Your output is the lines from the first one to the one containing "from matplotlib.ticker import", repeated exactly, with images left out.

+++ SUPPLIED INFORMATION +++

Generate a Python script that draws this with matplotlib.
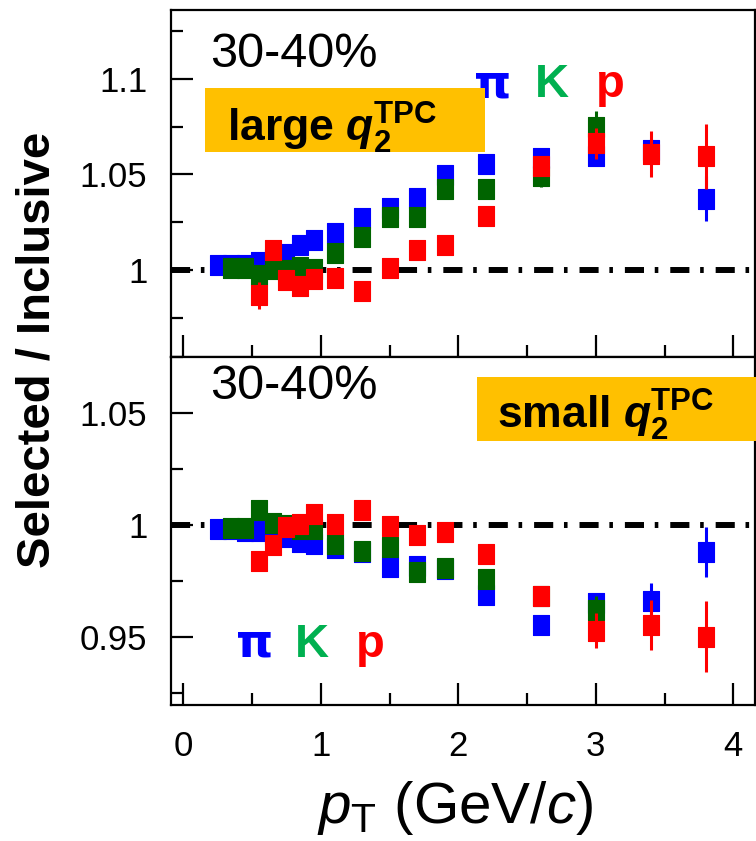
import matplotlib
matplotlib.use("Agg")
import matplotlib.pyplot as plt
from matplotlib.patches import Rectangle
from matplotlib.ticker import MultipleLocator, FuncFormatter

plt.rcParams["font.family"] = ["Liberation Sans", "DejaVu Sans"]
plt.rcParams["mathtext.fontset"] = "custom"
plt.rcParams["mathtext.rm"] = "Liberation Sans"
plt.rcParams["mathtext.it"] = "Liberation Sans:italic"
plt.rcParams["mathtext.bf"] = "Liberation Sans:italic:bold"
plt.rcParams["mathtext.sf"] = "Liberation Sans:bold"

# pT bin centres per species
pt_pi = [0.25, 0.35, 0.45, 0.55, 0.65, 0.75, 0.85, 0.95, 1.1, 1.3, 1.5, 1.7, 1.9, 2.2, 2.6, 3.0, 3.4, 3.8]
pt_k = [0.35, 0.45, 0.55, 0.65, 0.75, 0.85, 0.95, 1.1, 1.3, 1.5, 1.7, 1.9, 2.2, 2.6, 3.0]
pt_p = [0.55, 0.65, 0.75, 0.85, 0.95, 1.1, 1.3, 1.5, 1.7, 1.9, 2.2, 2.6, 3.0, 3.4, 3.8]

# large q2 selection / inclusive
large_pi = [1.003, 1.003, 1.003, 1.0045, 1.006, 1.0085, 1.013, 1.016, 1.0194, 1.0275, 1.0326, 1.0376,
            1.0497, 1.0556, 1.0586, 1.0595, 1.0626, 1.0374]
large_pi_err = [0.001, 0.001, 0.001, 0.001, 0.001, 0.001, 0.001, 0.001, 0.001, 0.001, 0.001, 0.002,
                0.002, 0.003, 0.004, 0.005, 0.006, 0.0117]
large_k = [1.0015, 1.0015, 0.9975, 1.0005, 1.0, 1.002, 1.0006, 1.009, 1.0173, 1.028, 1.028, 1.0423,
           1.0426, 1.0494, 1.0747]
large_k_err = [0.001, 0.001, 0.001, 0.001, 0.001, 0.001, 0.001, 0.001, 0.002, 0.002, 0.002, 0.003,
               0.003, 0.006, 0.0083]
large_p = [0.987, 1.0105, 0.995, 0.992, 0.9954, 0.996, 0.9893, 1.0015, 1.0107, 1.0134, 1.0284, 1.0546,
           1.0662, 1.0607, 1.0595]
large_p_err = [0.007, 0.004, 0.003, 0.003, 0.002, 0.002, 0.002, 0.002, 0.002, 0.003, 0.003, 0.005,
               0.008, 0.0122, 0.017]

# small q2 selection / inclusive
small_pi = [0.9982, 0.998, 0.9975, 0.9975, 0.996, 0.9946, 0.9925, 0.9915, 0.9895, 0.988, 0.981, 0.9818,
            0.9805, 0.9685, 0.9552, 0.965, 0.9658, 0.988]
small_pi_err = [0.001, 0.001, 0.001, 0.001, 0.001, 0.001, 0.001, 0.001, 0.001, 0.001, 0.001, 0.002,
                0.002, 0.003, 0.003, 0.004, 0.008, 0.0113]
small_k = [0.9985, 0.9985, 1.0066, 1.0009, 1.0, 0.998, 0.998, 0.9915, 0.9885, 0.9903, 0.9788, 0.9806,
           0.976, 0.968, 0.962]
small_k_err = [0.001, 0.001, 0.001, 0.001, 0.001, 0.001, 0.001, 0.001, 0.002, 0.002, 0.002, 0.003,
               0.003, 0.004, 0.006]
small_p = [0.984, 0.991, 0.999, 1.0003, 1.005, 1.0004, 1.0066, 0.9997, 0.9955, 0.9967, 0.9869, 0.968,
           0.9527, 0.9552, 0.950]
small_p_err = [0.004, 0.003, 0.002, 0.002, 0.002, 0.002, 0.002, 0.002, 0.002, 0.003, 0.003, 0.004,
               0.008, 0.0113, 0.0158]

c_pi = "#0000ff"
c_k = "#006400"
c_p = "#ff0000"
c_k_text = "#00b050"
box_color = "#ffc000"

# tall rectangle used as the point marker
box = [(-0.8, -1), (0.8, -1), (0.8, 1), (-0.8, 1), (-0.8, -1)]

fig = plt.figure(figsize=(7.56, 8.41), dpi=100)
ax_top = fig.add_axes([0.2262, 0.5755, 0.7725, 0.4126])
ax_bot = fig.add_axes([0.2262, 0.1617, 0.7725, 0.4138])


def draw_series(ax, x, y, err, color):
    ax.errorbar(x, y, yerr=err, fmt="none", ecolor=color, elinewidth=2.2, capsize=0, zorder=3)
    ax.plot(x, y, ls="none", marker=box, markersize=15, color=color, markeredgewidth=0.8,
            markeredgecolor=color, zorder=3)


def style_axis(ax):
    ax.set_xlim(-0.089, 4.158)
    ax.xaxis.set_major_locator(MultipleLocator(1))
    ax.xaxis.set_minor_locator(MultipleLocator(0.5))
    ax.yaxis.set_minor_locator(MultipleLocator(0.025))
    ax.yaxis.set_major_locator(MultipleLocator(0.05))
    ax.yaxis.set_major_formatter(FuncFormatter(lambda v, pos: "%g" % round(v, 3)))
    ax.tick_params(which="both", direction="in", width=1.6, labelsize=25,
                   top=False, right=False)
    ax.tick_params(axis="y", pad=17)
    ax.tick_params(axis="x", pad=18)
    ax.tick_params(which="major", length=16)
    ax.tick_params(which="minor", length=8.5)
    for s in ax.spines.values():
        s.set_linewidth(1.6)
    ax.axhline(1.0, color="black", lw=4.3, dashes=(3.2, 1.8, 0.6, 2.0),
               dash_capstyle="butt", zorder=2)


for ax in (ax_top, ax_bot):
    style_axis(ax)

ax_top.set_ylim(0.9549, 1.1357)
ax_bot.set_ylim(0.9194, 1.0752)
ax_top.tick_params(labelbottom=False)

draw_series(ax_top, pt_pi, large_pi, large_pi_err, c_pi)
draw_series(ax_top, pt_k, large_k, large_k_err, c_k)
draw_series(ax_top, pt_p, large_p, large_p_err, c_p)

draw_series(ax_bot, pt_pi, small_pi, small_pi_err, c_pi)
draw_series(ax_bot, pt_k, small_k, small_k_err, c_k)
draw_series(ax_bot, pt_p, small_p, small_p_err, c_p)

# centrality labels
ax_top.text(0.0668, 0.836, "30-40%", transform=ax_top.transAxes, fontsize=35, va="baseline")
ax_bot.text(0.0668, 0.878, "30-40%", transform=ax_bot.transAxes, fontsize=35, va="baseline")

# q2 selection boxes
ax_top.add_patch(Rectangle((0.0582, 0.59), 0.479, 0.185, transform=ax_top.transAxes,
                           facecolor=box_color, edgecolor="none", zorder=4))
ax_top.text(0.096, 0.62, r"large $\mathbf{q}_{\mathsf{2}}^{\mathsf{TPC}}$", transform=ax_top.transAxes,
            fontsize=32, fontweight="bold", va="baseline", zorder=5)
ax_bot.add_patch(Rectangle((0.524, 0.76), 0.48, 0.182, transform=ax_bot.transAxes,
                           facecolor=box_color, edgecolor="none", zorder=4, clip_on=False))
ax_bot.text(0.558, 0.795, r"small $\mathbf{q}_{\mathsf{2}}^{\mathsf{TPC}}$", transform=ax_bot.transAxes,
            fontsize=32, fontweight="bold", va="baseline", zorder=5)

# species legend
for ax, xs, yb in ((ax_top, (0.551, 0.652, 0.752), 0.749), (ax_bot, (0.144, 0.241, 0.341), 0.138)):
    ax.text(xs[0], yb, "π", color=c_pi, fontsize=34, fontweight="bold", ha="center", va="baseline",
            transform=ax.transAxes, family=["DejaVu Sans"])
    ax.text(xs[1], yb, "K", color=c_k_text, fontsize=34, fontweight="bold", ha="center", va="baseline",
            transform=ax.transAxes)
    ax.text(xs[2], yb, "p", color=c_p, fontsize=34, fontweight="bold", ha="center", va="baseline",
            transform=ax.transAxes)

fig.text(0.049, 0.584, "Selected / Inclusive", rotation=90, fontsize=34, fontweight="bold",
         ha="center", va="center")
fig.text(0.602, 0.039, r"$\mathit{p}_{\mathrm{T}}$ (GeV/$\mathit{c}$)", fontsize=42,
         ha="center", va="center")

fig.savefig("out.png", dpi=100)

+++

> _RESPONSE BELOW_
Generate a Python script that draws this with matplotlib.
import matplotlib
matplotlib.use("Agg")
import matplotlib.pyplot as plt
from matplotlib.patches import Rectangle
from matplotlib.ticker import MultipleLocator, FuncFormatter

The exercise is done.